(Goal)
Give an exact copy of every line, leaving images out.

Entries with chart source code:
────────────────
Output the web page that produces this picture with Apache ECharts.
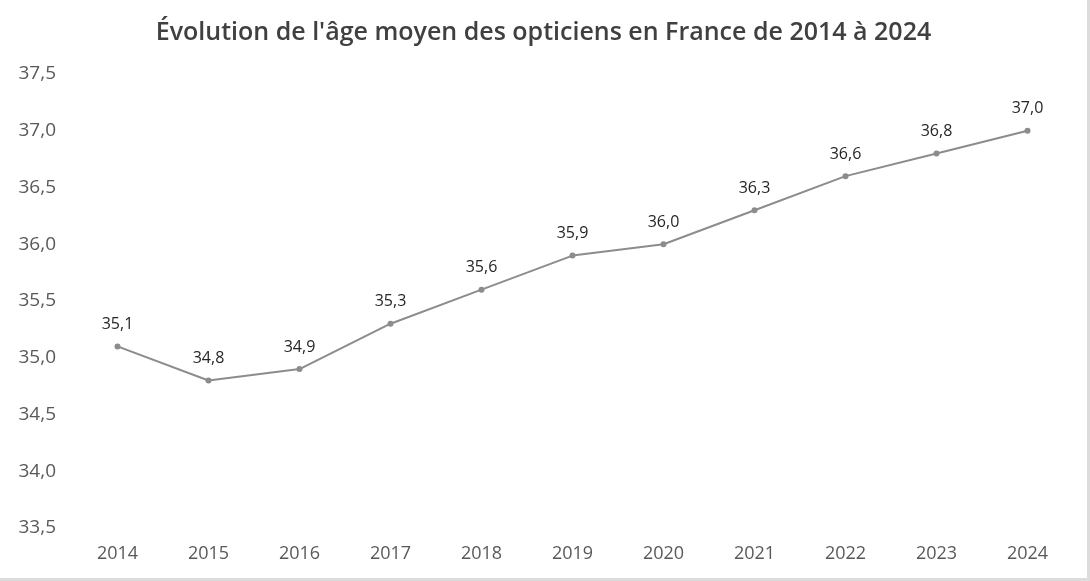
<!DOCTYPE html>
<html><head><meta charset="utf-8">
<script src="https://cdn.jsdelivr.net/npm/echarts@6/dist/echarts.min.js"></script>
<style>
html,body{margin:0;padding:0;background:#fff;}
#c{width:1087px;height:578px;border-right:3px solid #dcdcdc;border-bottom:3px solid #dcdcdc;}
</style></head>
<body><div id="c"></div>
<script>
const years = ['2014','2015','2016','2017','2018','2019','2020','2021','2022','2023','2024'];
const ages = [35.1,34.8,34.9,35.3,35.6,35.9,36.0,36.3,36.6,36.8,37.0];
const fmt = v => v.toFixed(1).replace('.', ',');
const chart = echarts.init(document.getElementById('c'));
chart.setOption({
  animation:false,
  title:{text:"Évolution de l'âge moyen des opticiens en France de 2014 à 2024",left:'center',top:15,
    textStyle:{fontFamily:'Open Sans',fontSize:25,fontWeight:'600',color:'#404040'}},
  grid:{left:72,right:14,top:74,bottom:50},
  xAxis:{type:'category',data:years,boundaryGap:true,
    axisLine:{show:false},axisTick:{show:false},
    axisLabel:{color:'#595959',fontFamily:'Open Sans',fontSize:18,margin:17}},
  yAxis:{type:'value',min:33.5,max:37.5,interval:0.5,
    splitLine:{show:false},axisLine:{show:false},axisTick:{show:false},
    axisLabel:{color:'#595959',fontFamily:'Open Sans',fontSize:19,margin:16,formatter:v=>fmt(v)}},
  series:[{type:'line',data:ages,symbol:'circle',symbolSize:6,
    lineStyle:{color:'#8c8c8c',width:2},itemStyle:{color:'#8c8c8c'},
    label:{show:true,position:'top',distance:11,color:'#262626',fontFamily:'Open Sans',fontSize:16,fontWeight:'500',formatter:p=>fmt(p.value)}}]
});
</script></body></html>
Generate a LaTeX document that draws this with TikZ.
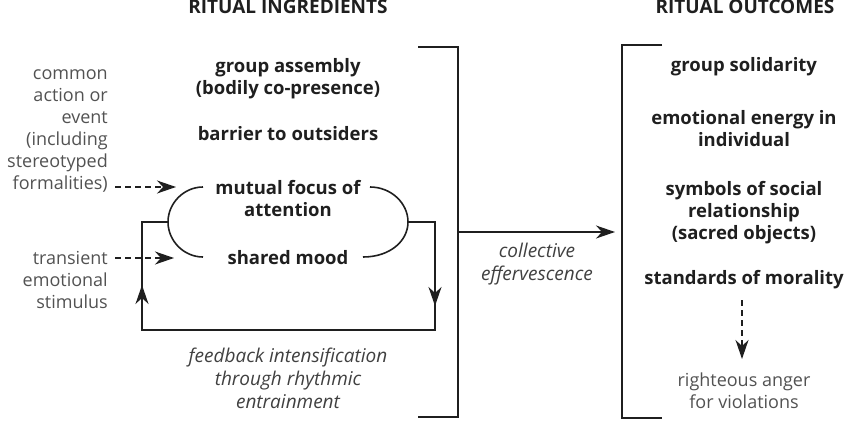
────────────────
(Task response)
Output the web page that produces this picture with Apache ECharts.
<!DOCTYPE html>
<html><head><meta charset="utf-8">
<script src="https://cdn.jsdelivr.net/npm/echarts@6/dist/echarts.min.js"></script>
<style>
html,body{margin:0;padding:0;background:#fff;}
#c{width:1087px;height:578px;border-right:3px solid #dcdcdc;border-bottom:3px solid #dcdcdc;}
</style></head>
<body><div id="c"></div>
<script>
const years = ['2014','2015','2016','2017','2018','2019','2020','2021','2022','2023','2024'];
const ages = [35.1,34.8,34.9,35.3,35.6,35.9,36.0,36.3,36.6,36.8,37.0];
const fmt = v => v.toFixed(1).replace('.', ',');
const chart = echarts.init(document.getElementById('c'));
chart.setOption({
  animation:false,
  title:{text:"Évolution de l'âge moyen des opticiens en France de 2014 à 2024",left:'center',top:15,
    textStyle:{fontFamily:'Open Sans',fontSize:25,fontWeight:'600',color:'#404040'}},
  grid:{left:72,right:14,top:74,bottom:50},
  xAxis:{type:'category',data:years,boundaryGap:true,
    axisLine:{show:false},axisTick:{show:false},
    axisLabel:{color:'#595959',fontFamily:'Open Sans',fontSize:18,margin:17}},
  yAxis:{type:'value',min:33.5,max:37.5,interval:0.5,
    splitLine:{show:false},axisLine:{show:false},axisTick:{show:false},
    axisLabel:{color:'#595959',fontFamily:'Open Sans',fontSize:19,margin:16,formatter:v=>fmt(v)}},
  series:[{type:'line',data:ages,symbol:'circle',symbolSize:6,
    lineStyle:{color:'#8c8c8c',width:2},itemStyle:{color:'#8c8c8c'},
    label:{show:true,position:'top',distance:11,color:'#262626',fontFamily:'Open Sans',fontSize:16,fontWeight:'500',formatter:p=>fmt(p.value)}}]
});
</script></body></html>
Generate a LaTeX document that draws this with TikZ.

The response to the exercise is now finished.